Records with drawing code
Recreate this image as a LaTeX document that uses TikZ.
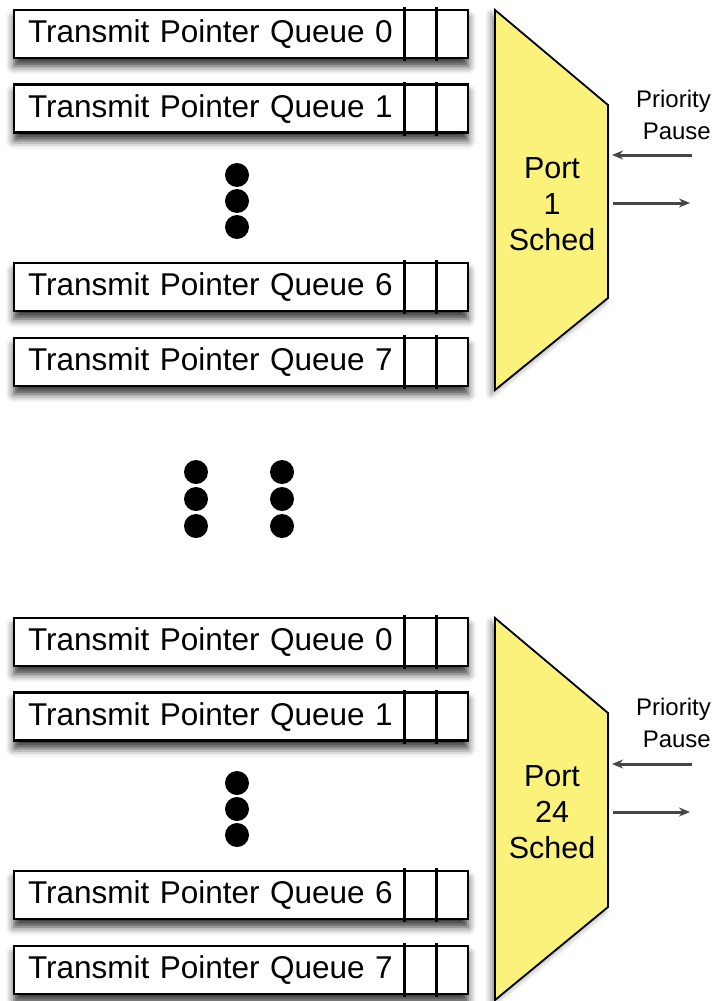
\documentclass[tikz,border=0pt]{standalone}
\usepackage{fontspec}
\setmainfont{Liberation Sans}
\usetikzlibrary{arrows.meta,shadows.blur}
\definecolor{schedyellow}{RGB}{250,242,122}
\definecolor{arrowgray}{RGB}{70,70,70}
\tikzset{
  queue/.style={draw=black, line width=2.3pt, fill=white, rectangle,
    minimum width=454pt, minimum height=48pt, inner xsep=14pt, inner ysep=0pt,
    text width=426pt, align=left, text height=17pt, text depth=0pt,
    font=\fontsize{31.5}{37}\selectfont,
    blur shadow={shadow xshift=0pt, shadow yshift=-8pt, shadow blur radius=8pt, shadow opacity=80}},
  divider/.style={draw=black, line width=2.1pt},
  sched/.style={draw=black, line width=1.8pt, fill=schedyellow,
    blur shadow={shadow xshift=-4pt, shadow yshift=-4pt, shadow blur radius=6pt, shadow opacity=45}},
  schedtext/.style={align=center, font=\fontsize{30.5}{36}\selectfont},
  pausetext/.style={align=right, font=\fontsize{24}{32}\selectfont, anchor=north east, inner sep=0pt},
  sigarrow/.style={draw=arrowgray, line width=3pt, -{Stealth[length=11pt,width=9pt,fill=black]}},
  dot/.style={fill=black, draw=none}
}
\begin{document}
\begin{tikzpicture}[x=1pt,y=-1pt]
\useasboundingbox (0,0) rectangle (716,1001);
% queues
\foreach \g/\off in {1/0,2/608}{
  \foreach \q/\c in {0/34,1/108.5,6/287,7/362}{
    \node[queue] (g\g q\q) at (241,\c+\off) {Transmit Pointer Queue \q};
    \draw[divider] (404.5,\c+\off-27) -- (404.5,\c+\off+27);
    \draw[divider] (436.5,\c+\off-27) -- (436.5,\c+\off+27);
  }
  \foreach \y in {175,201,227}{
    \fill[dot] (237,\y+\off) circle (12);
  }
}
% middle dots
\foreach \y in {472,499,526}{
  \fill[dot] (196,\y) circle (12);
  \fill[dot] (282,\y) circle (12);
}
% scheduler 1
\draw[sched] (495,10) -- (608,105) -- (608,298) -- (495,390) -- cycle;
\node[schedtext] (p1) at (552,204) {Port\\1\\Sched};
\node[pausetext] (pp1) at (711,90) {Priority\\Pause};
\coordinate (p1inS) at (692,155);
\coordinate (p1inE) at (612,155);
\coordinate (p1outS) at (613,203);
\coordinate (p1outE) at (690,203);
\draw[sigarrow] (p1inS) -- (p1inE);
\draw[sigarrow] (p1outS) -- (p1outE);
% scheduler 24
\draw[sched] (495,618) -- (608,713) -- (608,907) -- (495,1000) -- cycle;
\node[schedtext] (p24) at (552,812) {Port\\24\\Sched};
\node[pausetext] (pp24) at (711,698) {Priority\\Pause};
\coordinate (p24inS) at (692,764);
\coordinate (p24inE) at (612,764);
\coordinate (p24outS) at (613,812);
\coordinate (p24outE) at (690,812);
\draw[sigarrow] (p24inS) -- (p24inE);
\draw[sigarrow] (p24outS) -- (p24outE);
\end{tikzpicture}
\end{document}
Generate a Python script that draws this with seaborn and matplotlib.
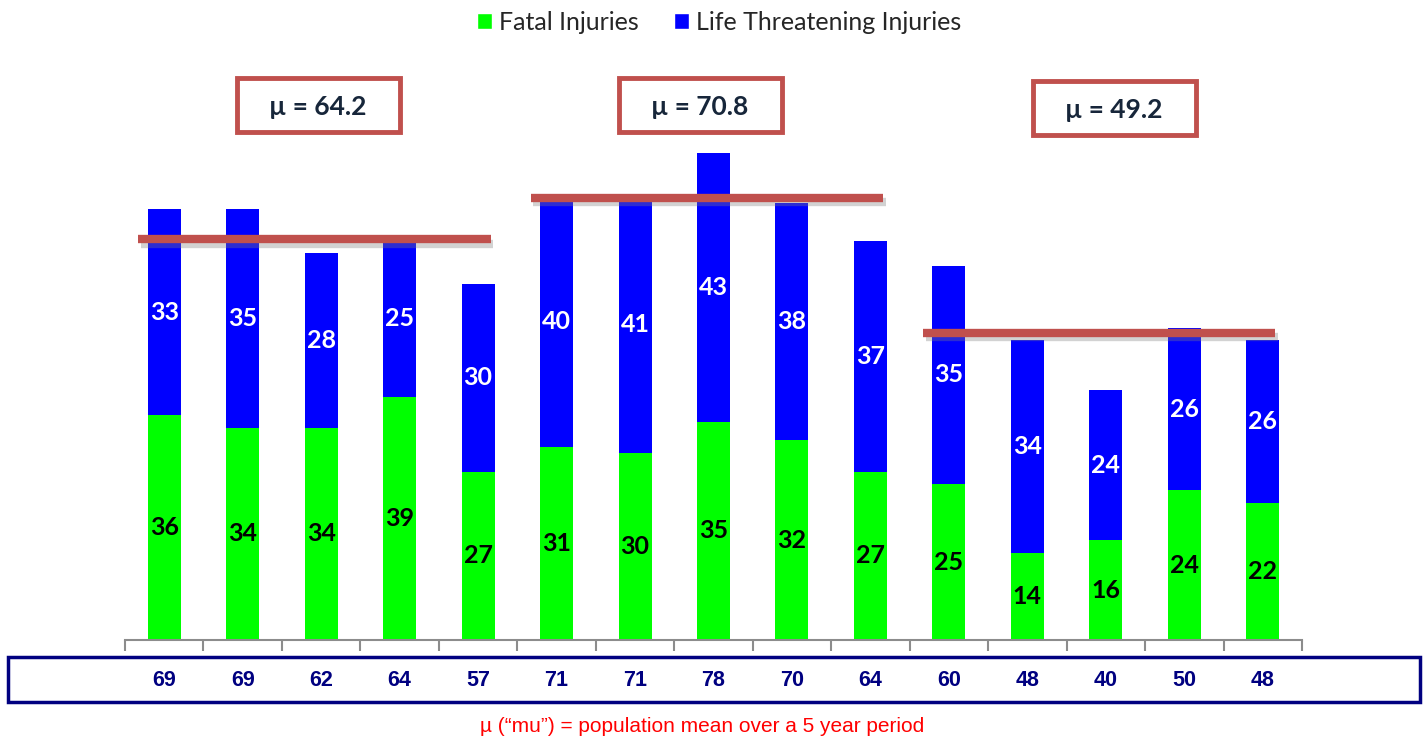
import numpy as np
import pandas as pd
import seaborn as sns
import matplotlib.pyplot as plt
import matplotlib.patheffects as pe
from matplotlib.patches import Patch, Rectangle
from matplotlib.transforms import blended_transform_factory

# data
fatal = [36, 34, 34, 39, 27, 31, 30, 35, 32, 27, 25, 14, 16, 24, 22]
life_threat = [33, 35, 28, 25, 30, 40, 41, 43, 38, 37, 35, 34, 24, 26, 26]
totals = [69, 69, 62, 64, 57, 71, 71, 78, 70, 64, 60, 48, 40, 50, 48]
group_means = [64.2, 70.8, 49.2]
group_labels = ["\u00b5 = 64.2", "\u00b5 = 70.8", "\u00b5 = 49.2"]

GREEN = "#00FF00"
BLUE = "#0000FF"
RED = "#C0504D"
NAVY = "#000080"

sns.set_theme(style="white")
plt.rcParams["font.family"] = ["Lato", "DejaVu Sans"]

df = pd.DataFrame({
    "period": [str(i) for i in range(len(fatal))],
    "fatal": fatal,
    "life": life_threat,
})
df["total"] = df["fatal"] + df["life"]

fig = plt.figure(figsize=(14.24, 7.38), dpi=100)
ax = fig.add_axes([125 / 1424, 1 - 640 / 738, (1302 - 125) / 1424, 580 / 738])

# stacked bars: total in blue, fatal drawn over it in green
sns.barplot(data=df, x="period", y="total", color=BLUE, width=0.42,
            saturation=1, ax=ax, linewidth=0)
sns.barplot(data=df, x="period", y="fatal", color=GREEN, width=0.42,
            saturation=1, ax=ax, linewidth=0)

ax.set_xlim(-0.5, len(fatal) - 0.5)
ax.set_ylim(0, 580 / 6.24)
ax.set_xlabel("")
ax.set_ylabel("")
ax.set_yticks([])
ax.set_xticks(np.arange(len(fatal) + 1) - 0.5)
ax.set_xticklabels([])
ax.tick_params(axis="x", direction="out", length=8, width=1.5, color="#8C8C8C", bottom=True)
for side in ["top", "right", "left"]:
    ax.spines[side].set_visible(False)
ax.spines["bottom"].set_color("#8C8C8C")
ax.spines["bottom"].set_linewidth(1.5)

# segment labels
for i, (f, l) in enumerate(zip(fatal, life_threat)):
    ax.text(i, f / 2, str(f), ha="center", va="center", fontsize=18,
            fontweight="bold", color="black")
    ax.text(i, f + l / 2, str(l), ha="center", va="center", fontsize=18,
            fontweight="bold", color="white")

# group mean lines
for g, m in enumerate(group_means):
    x0 = g * 5 - 0.33
    x1 = g * 5 + 4 + 0.16
    ax.plot([x0, x1], [m, m], color=RED, lw=6, solid_capstyle="butt",
            path_effects=[pe.SimpleLineShadow(offset=(2, -3), shadow_color="gray", alpha=0.35),
                          pe.Normal()])

# mean boxes
box_centers = [(318, 105), (700, 105), (1114, 108)]
for (cx, cy), lab in zip(box_centers, group_labels):
    w, h = 163, 54
    fig.patches.append(Rectangle(((cx - w / 2) / 1424, 1 - (cy + h / 2) / 738), w / 1424, h / 738,
                                 transform=fig.transFigure, fill=False,
                                 edgecolor=RED, linewidth=3.5))
    fig.text(cx / 1424, 1 - (cy + 2) / 738, lab, ha="center", va="center",
             fontsize=19, fontweight="bold", color="#17263A")

# totals row in a navy box
fig.patches.append(Rectangle((8 / 1424, 1 - 702 / 738), 1412 / 1424, 45 / 738,
                             transform=fig.transFigure, fill=False,
                             edgecolor=NAVY, linewidth=2.5))
trans = blended_transform_factory(ax.transData, fig.transFigure)
for i, t in enumerate(totals):
    ax.text(i, 1 - 680 / 738, str(t), transform=trans, ha="center", va="center",
            fontsize=15.5, fontweight="bold", color=NAVY,
            family=["Liberation Sans", "DejaVu Sans"])

# legend
handles = [Patch(facecolor=GREEN, label="Fatal Injuries"),
           Patch(facecolor=BLUE, label="Life Threatening Injuries")]
fig.legend(handles=handles, loc="center", bbox_to_anchor=(0.505, 1 - 22 / 738), ncol=2,
           frameon=False, fontsize=18, handlelength=0.6, handleheight=0.6,
           handletextpad=0.3, columnspacing=1.4)

fig.text(0.493, 1 - 727 / 738, "\u00b5 (\u201cmu\u201d) = population mean over a 5 year period",
         ha="center", va="center", fontsize=15, color="#FF0000",
         family=["Liberation Sans", "DejaVu Sans"])

fig.savefig("out.png", dpi=100)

• **Written exercise**: The material above holds pictures; leave them out. Repeat exactly the lines from the one containing "Generate a Python" through the one containing "ax = fig.add_axes([125", and nothing else.

• **Solution for this task**:
Generate a Python script that draws this with seaborn and matplotlib.
import numpy as np
import pandas as pd
import seaborn as sns
import matplotlib.pyplot as plt
import matplotlib.patheffects as pe
from matplotlib.patches import Patch, Rectangle
from matplotlib.transforms import blended_transform_factory

# data
fatal = [36, 34, 34, 39, 27, 31, 30, 35, 32, 27, 25, 14, 16, 24, 22]
life_threat = [33, 35, 28, 25, 30, 40, 41, 43, 38, 37, 35, 34, 24, 26, 26]
totals = [69, 69, 62, 64, 57, 71, 71, 78, 70, 64, 60, 48, 40, 50, 48]
group_means = [64.2, 70.8, 49.2]
group_labels = ["\u00b5 = 64.2", "\u00b5 = 70.8", "\u00b5 = 49.2"]

GREEN = "#00FF00"
BLUE = "#0000FF"
RED = "#C0504D"
NAVY = "#000080"

sns.set_theme(style="white")
plt.rcParams["font.family"] = ["Lato", "DejaVu Sans"]

df = pd.DataFrame({
    "period": [str(i) for i in range(len(fatal))],
    "fatal": fatal,
    "life": life_threat,
})
df["total"] = df["fatal"] + df["life"]

fig = plt.figure(figsize=(14.24, 7.38), dpi=100)
ax = fig.add_axes([125 / 1424, 1 - 640 / 738, (1302 - 125) / 1424, 580 / 738])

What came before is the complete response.